Quantum mold casting for topological insulating and edge states

TL;DR

This paper proposes a method to dynamically create stable topological insulators using non-Hermitian unidirectional hopping and periodic driving, demonstrated through numerical models, revealing a classical analogy of quantum quench dynamics.

Contribution

It introduces a novel approach to engineer topological quantum states via non-Hermitian dynamics and periodic driving, expanding the toolkit for topological matter manipulation.

Findings

Successful numerical demonstration with QWZ model and SSH chain.

Approximate realization of stable topological insulators through unidirectional dynamical processes.

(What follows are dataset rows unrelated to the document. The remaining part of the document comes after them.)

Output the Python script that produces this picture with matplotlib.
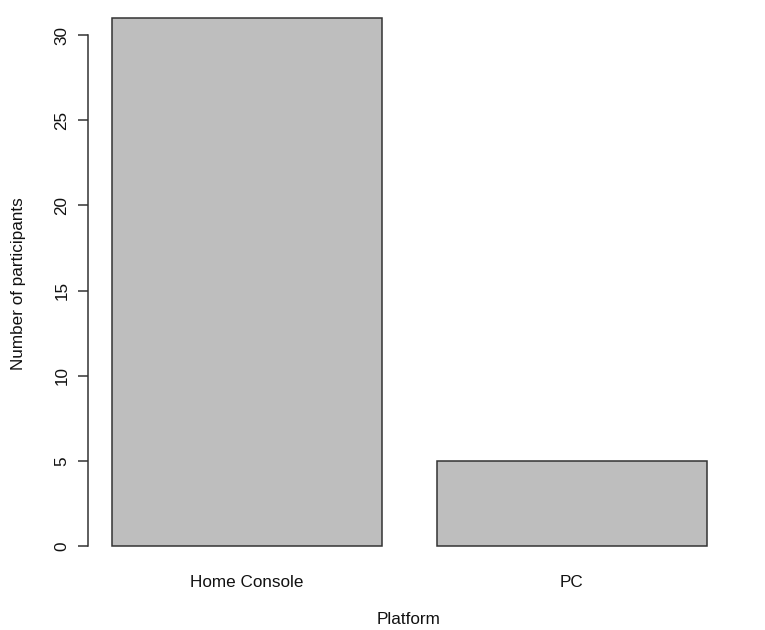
import matplotlib
matplotlib.use("Agg")
import matplotlib.pyplot as plt

categories = ["Home Console", "PC"]
counts = [31, 5]
yticks = [0, 5, 10, 15, 20, 25, 30]

plt.rcParams['font.family'] = ['Liberation Sans', 'DejaVu Sans']
FS = 12.3

W, H = 765, 630
fig = plt.figure(figsize=(W / 100, H / 100), dpi=100)
fig.patch.set_facecolor('white')

# R barplot geometry: width 1, space 0.2
lefts = [0.2 + i * 1.2 for i in range(len(categories))]
centers = [l + 0.5 for l in lefts]
xlim = (0.112, 2.488)
ylim = (-1.24, 32.24)

# axes pixel box
x0, x1 = 88, 731
ppu = 17.03
y_zero = 546
top_px = y_zero - ylim[1] * ppu
bot_px = y_zero - ylim[0] * ppu
ax = fig.add_axes([x0 / W, 1 - bot_px / H, (x1 - x0) / W, (bot_px - top_px) / H])
ax.set_facecolor('none')

ax.bar(centers, counts, width=1.0, color='#BEBEBE', edgecolor='#333333', linewidth=1.1)
ax.set_xlim(*xlim)
ax.set_ylim(*ylim)

for s in ['top', 'right', 'bottom']:
    ax.spines[s].set_visible(False)
ax.spines['left'].set_bounds(0, 30)
ax.spines['left'].set_color('#333333')
ax.spines['left'].set_linewidth(1.1)

ax.set_yticks(yticks)
ax.set_yticklabels([str(t) for t in yticks], rotation=90, va='center', fontsize=FS)
ax.tick_params(axis='y', length=7.5, width=1.1, color='#333333', pad=6, labelcolor='#111111')

ax.set_xticks(centers)
ax.set_xticklabels(categories, fontsize=FS, color='#111111')
ax.tick_params(axis='x', length=0, pad=5.5)

ax.set_xlabel("Platform", fontsize=FS, color='#111111')
ax.xaxis.set_label_coords(409 / W, 1 - 620 / H, transform=fig.transFigure)
ax.xaxis.label.set_va('center')
ax.set_ylabel("Number of participants", fontsize=FS, color='#111111')
ax.yaxis.set_label_coords(19 / W, 1 - 284 / H, transform=fig.transFigure)
ax.yaxis.label.set_va('center')

fig.savefig("out.png", dpi=100)
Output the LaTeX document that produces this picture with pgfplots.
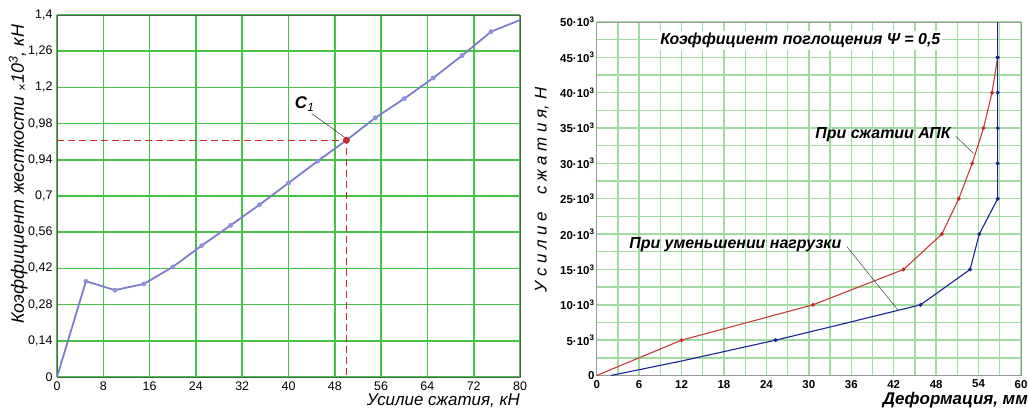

Revealed classical analogy of quench dynamics in quantum topological systems.

Abstract

We study the possibility of transferring fermions from a trivial system as particle source to an empty system but at topological phase as a mold for casting a stable topological insulator dynamically. We show that this can be realized by a non-Hermitian unidirectional hopping, which connects a central system at topological phase and a trivial flat-band system with a periodic driving chemical potential, which scans over the valence band of the central system. The near exceptional-point dynamics allows a unidirectional dynamical process: the time evolution from an initial state with full-filled source system to a stable topological insulating state approximately. The result is demonstrated numerically by a source-assistant QWZ model and SSH chain in the presence of random perturbation. Our finding reveals a classical analogy of quench dynamics in quantum matter and provides a way for topological quantum state engineering.